Rear-end collisions carry a presumption of negligence

Many of us have experienced that moment. That moment when you’re driving to work, or school, or to pick-up the kids, and, then, boom – you’re rear-ended. You may have noticed that the driver behind you was following a little close, or maybe they hit you out of nowhere.

In some situations, the other driver will apologize and hand over their insurance information without you even having to ask. And sometimes, they will accuse you of a dangerous maneuver, perhaps stopping suddenly. Even if you did make a sudden stop, does it change the liability of the driver who rear-ended you? It might, but they will have a lot to prove.

The Second District Court of Appeals has long held that in a rear-end collision there is a presumption of negligence on the driver who’s front-end hits the rear of the preceding vehicle: “[T]estimony of plaintiff that she stopped her automobile at intersection where traffic light showed red, and while still sitting there, defendant's automobile crashed into back of her automobile, created a presumption of negligence sufficient to require defendant to show that he was not at fault….” McNulty v. Cusack, 104 So. 2d 785 (Fla. Dist. Ct. App. 1958).

Florida courts have continued to endorse this rebuttable presumption of negligence theory: “Where defendant runs into rear of plaintiff's automobile while plaintiff is stopped for traffic light or at an intersection, there arises a rebuttable presumption of defendant's negligence upon which plaintiff is entitled to recover in absence of an explanation by defendant.” Gulle v. Boggs, 174 So. 2d 26 (Fla. 1965)

Therefore, in a claim against a driver who rear-ended you, there will be a presumption of negligence on the opposing party; however, this presumption is rebuttable. How does the defendant rebut this presumption?

The defendant must prove more than the plaintiff’s stop was sudden. The defendant must prove that the plaintiff’s sudden stop was at a time and place that could not be reasonably expected:

It is not merely an ‘abrupt stop’ by a preceding vehicle (if it is in its proper place on the highway) that rebuts or dissipates the presumption that the negligence of the rear driver was the sole proximate cause of a rear-end collision. It is a sudden stop by the preceding driver at a time and place where it could not reasonably be expected by the following driver that creates the factual issue.

            Tacher v. Asmus, 743 So. 2d 157, 158 (Fla. Dist. Ct. App. 1999)
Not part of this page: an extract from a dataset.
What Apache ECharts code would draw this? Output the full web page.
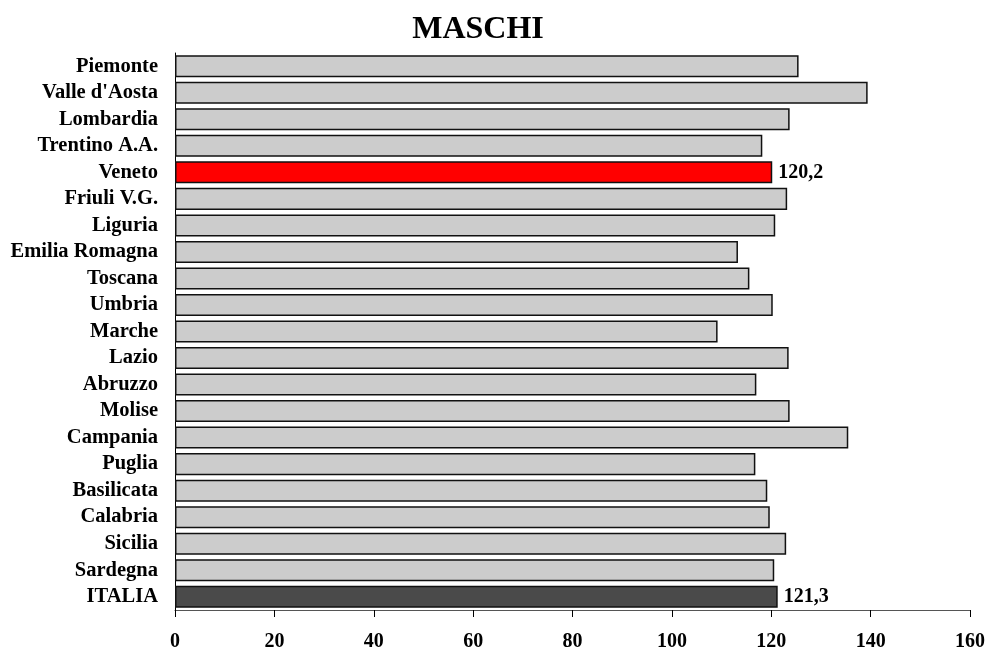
<!DOCTYPE html>
<html>
<head>
<meta charset="utf-8">
<script src="https://cdn.jsdelivr.net/npm/echarts@6/dist/echarts.min.js"></script>
<style>
html,body{margin:0;padding:0;background:#fff;}
#chart{width:986px;height:648px;}
</style>
</head>
<body>
<div id="chart"></div>
<script>
const titleText = 'MASCHI';
const regions = ['Piemonte','Valle d\'Aosta','Lombardia','Trentino A.A.','Veneto','Friuli V.G.','Liguria','Emilia Romagna','Toscana','Umbria','Marche','Lazio','Abruzzo','Molise','Campania','Puglia','Basilicata','Calabria','Sicilia','Sardegna','ITALIA'];
const values = [125.5,139.4,123.7,118.2,120.2,123.2,120.8,113.3,115.6,120.3,109.2,123.5,117.0,123.7,135.5,116.8,119.2,119.7,123.0,120.6,121.3];
const highlighted = {'Veneto':'#ff0000','ITALIA':'#4a4a4a'};
const labelled = ['Veneto','ITALIA'];
const xTicks = {min:0,max:160,interval:20};

const serif = '"Liberation Serif","Times New Roman",serif';
const chart = echarts.init(document.getElementById('chart'));
chart.setOption({
  animation:false,
  backgroundColor:'#fff',
  title:{
    text:titleText,
    left:473, textAlign:'center', top:9,
    textStyle:{fontFamily:serif,fontWeight:'bold',fontSize:32,color:'#000'}
  },
  grid:{left:175,right:16,top:53,bottom:38,containLabel:false,outerBoundsMode:'none'},
  xAxis:{
    type:'value',min:xTicks.min,max:xTicks.max,interval:xTicks.interval,
    axisLine:{show:true,lineStyle:{color:'#555',width:1}},
    axisTick:{show:true,length:7,lineStyle:{color:'#000',width:1}},
    splitLine:{show:false},
    axisLabel:{margin:22,fontFamily:serif,fontWeight:'bold',fontSize:20,color:'#000'}
  },
  yAxis:{
    type:'category',data:regions,inverse:true,
    axisLine:{show:true,lineStyle:{color:'#000',width:1}},
    axisTick:{show:false},
    axisLabel:{interval:0,margin:17,fontFamily:serif,fontWeight:'bold',fontSize:20.5,color:'#000'}
  },
  series:[{
    type:'bar',
    barCategoryGap:'17%',
    data:regions.map((r,i)=>({
      value:values[i],
      itemStyle:{color:highlighted[r]||'#cccccc'},
      label:{show:labelled.includes(r)}
    })),
    itemStyle:{borderColor:'#111',borderWidth:1.5},
    label:{
      position:'right',distance:6,
      fontFamily:serif,fontWeight:'bold',fontSize:20,color:'#000',
      formatter:p=>p.value.toFixed(1).replace('.',',')
    }
  }]
});
</script>
</body>
</html>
The court continued, “a sudden stop by a preceding driver or drivers approaching or going through a busy intersection should be reasonably expected so as to impose a duty on the drivers which follow them to operate their vehicles at a safe distance.” Id.

In 2000, Tacher v. Asmus was distinguished by Eppler v. Tarmac America, Inc. In Eppler, the Florida Supreme Court held that, when a light turns from red to green, and the preceding vehicle makes an abrupt and arbitrary stop, it is not reasonably expected and the presumption of negligence is misplaced. Eppler v. Tarmac Am., Inc., 752 So. 2d 592, 595 (Fla. 2000). The Defendant was able to produce evidence to show that he was maintaining a safe distance behind the Plaintiff; all vehicles had begun moving forward; Defendant had shifted from first to second gear and had been traveling in second gear for three to four seconds before the Plaintiff’s abrupt stop. The Florida Supreme Court ruled in favor of the Defendant. Id.

In summary, if you are rear-ended by the vehicle traveling behind you, there will be a rebuttable presumption that the other driver was negligent; however, the other driver can overcome this presumption if they produce evidence that their conduct was appropriate and your stop could not reasonably be expected.

Avoid injury, financial burden, and extreme frustration associated with a rear-end collision by maintaining a safe distance between you and the car in front; signaling before maneuvers; and not allowing yourself to be distracted by phones or other electronics.